* BEGIN Input rows *

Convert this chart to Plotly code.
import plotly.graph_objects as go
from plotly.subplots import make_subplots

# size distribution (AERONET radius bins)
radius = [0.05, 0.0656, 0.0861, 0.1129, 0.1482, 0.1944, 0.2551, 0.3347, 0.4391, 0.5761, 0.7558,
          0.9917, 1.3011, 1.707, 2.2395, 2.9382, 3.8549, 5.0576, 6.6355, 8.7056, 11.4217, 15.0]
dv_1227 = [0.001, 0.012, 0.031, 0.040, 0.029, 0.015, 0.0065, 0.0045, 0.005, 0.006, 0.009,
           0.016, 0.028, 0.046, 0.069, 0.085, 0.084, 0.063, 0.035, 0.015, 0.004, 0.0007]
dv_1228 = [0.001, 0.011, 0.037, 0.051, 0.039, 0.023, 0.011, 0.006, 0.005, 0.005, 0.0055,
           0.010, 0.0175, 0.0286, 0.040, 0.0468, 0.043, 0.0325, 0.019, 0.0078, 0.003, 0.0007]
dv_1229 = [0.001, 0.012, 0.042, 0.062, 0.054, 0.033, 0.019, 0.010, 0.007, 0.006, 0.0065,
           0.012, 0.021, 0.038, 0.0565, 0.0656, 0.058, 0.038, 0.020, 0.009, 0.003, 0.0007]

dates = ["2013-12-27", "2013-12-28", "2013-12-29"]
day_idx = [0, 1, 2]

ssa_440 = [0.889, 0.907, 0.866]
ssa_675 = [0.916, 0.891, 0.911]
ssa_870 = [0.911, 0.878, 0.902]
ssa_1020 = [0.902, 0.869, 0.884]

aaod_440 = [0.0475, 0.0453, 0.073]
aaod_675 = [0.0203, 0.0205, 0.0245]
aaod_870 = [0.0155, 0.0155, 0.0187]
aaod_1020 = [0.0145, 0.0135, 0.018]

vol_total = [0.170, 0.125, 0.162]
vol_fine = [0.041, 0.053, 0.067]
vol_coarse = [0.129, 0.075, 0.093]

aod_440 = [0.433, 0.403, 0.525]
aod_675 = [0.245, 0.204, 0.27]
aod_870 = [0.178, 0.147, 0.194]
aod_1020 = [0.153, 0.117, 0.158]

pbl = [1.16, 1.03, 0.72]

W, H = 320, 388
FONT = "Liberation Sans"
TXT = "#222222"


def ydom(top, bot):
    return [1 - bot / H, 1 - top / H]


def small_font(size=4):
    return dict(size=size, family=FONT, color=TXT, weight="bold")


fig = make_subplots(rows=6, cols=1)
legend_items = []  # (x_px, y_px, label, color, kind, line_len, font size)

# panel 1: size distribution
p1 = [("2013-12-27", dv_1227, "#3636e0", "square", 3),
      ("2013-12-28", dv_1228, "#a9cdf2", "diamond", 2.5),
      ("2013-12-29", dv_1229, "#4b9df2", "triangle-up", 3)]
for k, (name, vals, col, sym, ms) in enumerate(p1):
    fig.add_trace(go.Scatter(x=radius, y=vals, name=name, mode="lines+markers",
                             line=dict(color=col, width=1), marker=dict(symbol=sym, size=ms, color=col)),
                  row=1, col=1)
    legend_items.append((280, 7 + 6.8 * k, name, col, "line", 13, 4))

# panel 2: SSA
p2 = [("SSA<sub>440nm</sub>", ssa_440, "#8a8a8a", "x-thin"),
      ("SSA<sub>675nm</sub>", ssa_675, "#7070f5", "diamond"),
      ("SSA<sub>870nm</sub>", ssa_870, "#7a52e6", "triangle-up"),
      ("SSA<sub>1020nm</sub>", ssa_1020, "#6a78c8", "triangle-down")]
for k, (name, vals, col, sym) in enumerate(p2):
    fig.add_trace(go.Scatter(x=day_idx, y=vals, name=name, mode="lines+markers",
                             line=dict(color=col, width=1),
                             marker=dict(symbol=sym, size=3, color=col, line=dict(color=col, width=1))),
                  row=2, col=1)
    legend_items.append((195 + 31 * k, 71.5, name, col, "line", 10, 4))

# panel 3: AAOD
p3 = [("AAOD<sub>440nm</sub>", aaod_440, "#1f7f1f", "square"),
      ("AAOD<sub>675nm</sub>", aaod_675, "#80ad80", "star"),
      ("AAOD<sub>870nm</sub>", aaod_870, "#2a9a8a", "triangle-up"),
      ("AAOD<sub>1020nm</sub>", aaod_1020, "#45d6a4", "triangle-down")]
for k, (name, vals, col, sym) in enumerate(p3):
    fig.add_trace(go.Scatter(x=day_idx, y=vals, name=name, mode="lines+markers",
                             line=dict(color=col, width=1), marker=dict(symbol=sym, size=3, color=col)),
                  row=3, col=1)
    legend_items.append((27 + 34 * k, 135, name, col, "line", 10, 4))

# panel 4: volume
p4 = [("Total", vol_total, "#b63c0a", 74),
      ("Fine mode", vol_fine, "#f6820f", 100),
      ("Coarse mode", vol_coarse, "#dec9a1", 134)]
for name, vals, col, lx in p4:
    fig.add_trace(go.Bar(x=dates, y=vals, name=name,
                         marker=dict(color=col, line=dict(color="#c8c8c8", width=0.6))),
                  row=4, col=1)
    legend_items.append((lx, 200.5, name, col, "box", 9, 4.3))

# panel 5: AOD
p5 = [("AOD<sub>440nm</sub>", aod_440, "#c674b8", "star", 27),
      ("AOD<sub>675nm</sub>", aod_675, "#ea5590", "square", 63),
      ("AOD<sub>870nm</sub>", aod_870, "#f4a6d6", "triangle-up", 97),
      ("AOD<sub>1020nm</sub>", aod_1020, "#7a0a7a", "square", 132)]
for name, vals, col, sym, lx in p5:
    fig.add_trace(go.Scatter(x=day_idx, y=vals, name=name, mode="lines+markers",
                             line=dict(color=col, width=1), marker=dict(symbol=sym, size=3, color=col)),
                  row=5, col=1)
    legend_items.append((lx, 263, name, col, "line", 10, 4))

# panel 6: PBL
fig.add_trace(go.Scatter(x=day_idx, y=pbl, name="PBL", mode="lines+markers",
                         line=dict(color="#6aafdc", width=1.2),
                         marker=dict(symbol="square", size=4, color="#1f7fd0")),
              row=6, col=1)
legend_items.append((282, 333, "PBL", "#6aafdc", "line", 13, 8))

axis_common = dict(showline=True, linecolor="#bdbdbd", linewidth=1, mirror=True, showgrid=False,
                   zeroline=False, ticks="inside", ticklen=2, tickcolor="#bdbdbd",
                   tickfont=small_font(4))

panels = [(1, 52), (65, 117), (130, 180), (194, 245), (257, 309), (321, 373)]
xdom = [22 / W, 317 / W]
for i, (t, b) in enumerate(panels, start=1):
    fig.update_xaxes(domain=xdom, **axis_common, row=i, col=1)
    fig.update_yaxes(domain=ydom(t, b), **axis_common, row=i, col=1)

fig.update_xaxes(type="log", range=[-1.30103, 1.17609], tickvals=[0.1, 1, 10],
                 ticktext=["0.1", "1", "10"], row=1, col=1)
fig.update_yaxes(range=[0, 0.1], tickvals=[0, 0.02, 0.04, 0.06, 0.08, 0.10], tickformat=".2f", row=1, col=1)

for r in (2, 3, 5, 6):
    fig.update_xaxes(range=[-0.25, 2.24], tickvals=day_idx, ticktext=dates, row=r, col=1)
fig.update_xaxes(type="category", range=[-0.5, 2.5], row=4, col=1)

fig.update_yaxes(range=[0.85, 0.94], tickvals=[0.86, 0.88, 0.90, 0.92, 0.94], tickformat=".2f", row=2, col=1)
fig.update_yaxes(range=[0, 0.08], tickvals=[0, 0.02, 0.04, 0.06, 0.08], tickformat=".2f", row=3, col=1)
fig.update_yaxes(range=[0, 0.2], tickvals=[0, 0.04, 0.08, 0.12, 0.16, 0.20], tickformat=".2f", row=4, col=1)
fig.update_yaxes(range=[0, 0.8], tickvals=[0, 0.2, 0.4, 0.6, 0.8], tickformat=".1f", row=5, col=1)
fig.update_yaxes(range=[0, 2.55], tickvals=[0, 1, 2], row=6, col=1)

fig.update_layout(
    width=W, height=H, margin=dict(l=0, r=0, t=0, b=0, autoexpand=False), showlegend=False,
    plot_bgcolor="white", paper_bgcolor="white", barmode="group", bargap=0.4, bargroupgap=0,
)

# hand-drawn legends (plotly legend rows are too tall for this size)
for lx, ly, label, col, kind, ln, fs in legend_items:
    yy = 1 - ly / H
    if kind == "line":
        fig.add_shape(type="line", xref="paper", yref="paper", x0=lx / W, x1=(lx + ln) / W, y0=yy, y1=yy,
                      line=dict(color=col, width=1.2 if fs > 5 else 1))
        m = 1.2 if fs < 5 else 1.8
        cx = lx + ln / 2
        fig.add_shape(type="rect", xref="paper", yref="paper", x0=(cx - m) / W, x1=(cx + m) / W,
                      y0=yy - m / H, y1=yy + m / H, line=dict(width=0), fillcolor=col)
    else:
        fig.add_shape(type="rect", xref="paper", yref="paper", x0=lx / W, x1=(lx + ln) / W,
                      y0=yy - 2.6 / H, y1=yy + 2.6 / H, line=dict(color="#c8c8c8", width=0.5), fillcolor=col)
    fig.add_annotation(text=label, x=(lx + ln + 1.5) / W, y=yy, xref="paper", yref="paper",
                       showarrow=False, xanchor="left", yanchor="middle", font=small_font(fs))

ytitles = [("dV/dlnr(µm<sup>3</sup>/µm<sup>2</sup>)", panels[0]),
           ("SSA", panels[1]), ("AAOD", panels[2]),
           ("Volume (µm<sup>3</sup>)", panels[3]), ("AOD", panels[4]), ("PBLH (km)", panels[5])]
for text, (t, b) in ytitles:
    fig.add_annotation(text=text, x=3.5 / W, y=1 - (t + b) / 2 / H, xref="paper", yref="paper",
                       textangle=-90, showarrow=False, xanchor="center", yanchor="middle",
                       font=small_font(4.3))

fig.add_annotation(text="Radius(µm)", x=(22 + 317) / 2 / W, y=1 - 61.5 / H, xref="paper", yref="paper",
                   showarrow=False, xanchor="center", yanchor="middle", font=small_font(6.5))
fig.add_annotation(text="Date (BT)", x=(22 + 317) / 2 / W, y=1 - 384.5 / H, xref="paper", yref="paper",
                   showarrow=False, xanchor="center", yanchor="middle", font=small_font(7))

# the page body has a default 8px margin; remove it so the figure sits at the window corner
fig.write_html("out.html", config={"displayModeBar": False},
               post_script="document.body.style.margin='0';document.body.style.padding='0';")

* END Input rows *
* BEGIN Input rows *

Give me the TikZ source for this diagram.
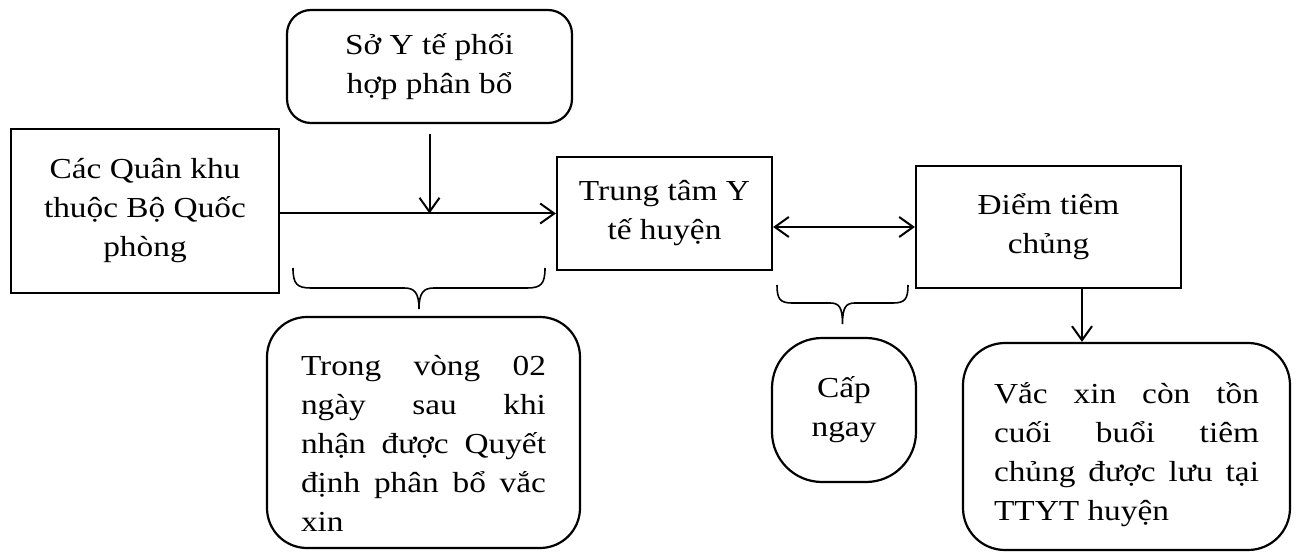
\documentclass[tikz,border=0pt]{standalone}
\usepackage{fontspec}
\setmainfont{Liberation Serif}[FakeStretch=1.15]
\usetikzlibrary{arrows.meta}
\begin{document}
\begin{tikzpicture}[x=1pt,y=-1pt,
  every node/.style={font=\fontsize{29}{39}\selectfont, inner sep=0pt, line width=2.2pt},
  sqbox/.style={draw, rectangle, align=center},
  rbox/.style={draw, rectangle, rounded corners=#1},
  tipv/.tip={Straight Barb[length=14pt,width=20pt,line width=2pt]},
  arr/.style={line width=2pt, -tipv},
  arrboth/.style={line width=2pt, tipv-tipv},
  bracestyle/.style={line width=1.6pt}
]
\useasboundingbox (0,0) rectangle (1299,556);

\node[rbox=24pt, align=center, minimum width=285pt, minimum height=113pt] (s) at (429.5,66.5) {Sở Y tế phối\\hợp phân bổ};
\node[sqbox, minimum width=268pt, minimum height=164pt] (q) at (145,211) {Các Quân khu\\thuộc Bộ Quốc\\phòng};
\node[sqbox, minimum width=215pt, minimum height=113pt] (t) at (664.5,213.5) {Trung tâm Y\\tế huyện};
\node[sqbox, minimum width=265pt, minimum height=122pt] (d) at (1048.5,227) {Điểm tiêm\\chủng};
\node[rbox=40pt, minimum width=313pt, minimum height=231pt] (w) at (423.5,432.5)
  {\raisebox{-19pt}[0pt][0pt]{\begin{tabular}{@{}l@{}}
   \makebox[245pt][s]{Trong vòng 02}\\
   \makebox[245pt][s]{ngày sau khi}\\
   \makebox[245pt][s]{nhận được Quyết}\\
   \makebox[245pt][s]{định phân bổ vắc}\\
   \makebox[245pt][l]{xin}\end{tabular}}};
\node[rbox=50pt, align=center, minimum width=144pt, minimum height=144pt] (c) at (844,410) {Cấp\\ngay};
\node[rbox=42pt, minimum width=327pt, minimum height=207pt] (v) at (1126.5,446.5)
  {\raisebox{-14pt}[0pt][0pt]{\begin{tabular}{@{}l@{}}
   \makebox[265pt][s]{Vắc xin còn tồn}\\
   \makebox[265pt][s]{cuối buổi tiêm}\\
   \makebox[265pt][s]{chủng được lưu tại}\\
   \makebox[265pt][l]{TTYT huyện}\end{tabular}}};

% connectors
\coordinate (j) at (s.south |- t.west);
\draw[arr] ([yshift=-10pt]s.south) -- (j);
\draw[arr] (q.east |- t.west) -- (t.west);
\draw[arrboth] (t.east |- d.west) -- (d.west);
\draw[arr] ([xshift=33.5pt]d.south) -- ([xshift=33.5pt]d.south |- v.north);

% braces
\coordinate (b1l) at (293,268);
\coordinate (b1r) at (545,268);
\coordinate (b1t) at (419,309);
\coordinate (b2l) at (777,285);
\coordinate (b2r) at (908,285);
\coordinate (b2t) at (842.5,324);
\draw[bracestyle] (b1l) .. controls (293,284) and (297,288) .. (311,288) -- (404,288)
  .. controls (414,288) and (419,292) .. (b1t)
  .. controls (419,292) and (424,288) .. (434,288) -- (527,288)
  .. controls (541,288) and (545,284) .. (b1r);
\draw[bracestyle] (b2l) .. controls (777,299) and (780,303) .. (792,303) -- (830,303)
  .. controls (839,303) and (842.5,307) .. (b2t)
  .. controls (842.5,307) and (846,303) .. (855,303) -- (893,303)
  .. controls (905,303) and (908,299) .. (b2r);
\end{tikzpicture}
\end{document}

* END Input rows *

## Work to complete:
From the records above, quote only the lines running from the line with "Convert this chart to Plotly code." to the line with "from plotly.subplots import make_subplots", both lines included.

## Exercise result:
Convert this chart to Plotly code.
import plotly.graph_objects as go
from plotly.subplots import make_subplots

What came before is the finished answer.